Regionally, the warning will be read in Gulf capitals and in Israel as a reminder that any direct strike on Iranian territory could quickly transform into a multi-front conflict. It may embolden Iran-aligned militias, who can use such rhetoric as political cover for their own escalatory actions.

Globally, the prospect of conflict extending outside the Middle East increases the security calculus for NATO members and other partners hosting U.S. assets or relying on critical sea lanes and cyber infrastructure. Commercial actors, especially in energy, shipping, aviation, and financial services, face heightened exposure to both physical and cyber disruptions.

The stalled truce talks indicate a closing window for diplomatic de‑escalation. If negotiation channels are not quickly revived, the probability increases that a miscalculation—such as a particularly lethal strike on either side—could push actors toward broad retaliation, consistent with the IRGC’s current rhetoric.

## Outlook & Way Forward

Over the near term, expect Iran to continue pairing high-intensity rhetoric with calibrated military moves to maintain deterrence without crossing thresholds that would unify Western states behind large-scale retaliation. Tehran’s aim appears to be to deter direct attacks while preserving its ability to pressure adversaries through proxies and asymmetric tools.

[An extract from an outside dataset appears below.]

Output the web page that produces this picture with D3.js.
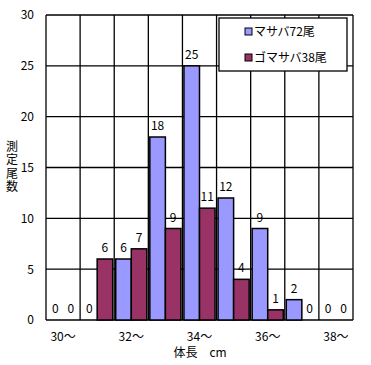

Key indicators to watch include any attacks explicitly claimed as IRGC retaliation outside traditional theaters, unusual cyber activity targeting U.S. or Israeli infrastructure, and changes in posture around the Strait of Hormuz. Parallel developments in U.S. domestic politics and allied war‑powers debates will shape Washington’s tolerance for escalation.

From a strategic standpoint, a renewed diplomatic push remains plausible if back‑channel contacts can find face‑saving formulas on sanctions and proxy activity. However, with public positions hardening on both sides, the risk of a sudden and geographically wider conflict is materially higher than in previous months. Policymakers and commercial operators should contingency‑plan for scenarios in which Middle East tensions spill into cyber, maritime, and covert arenas well beyond the region.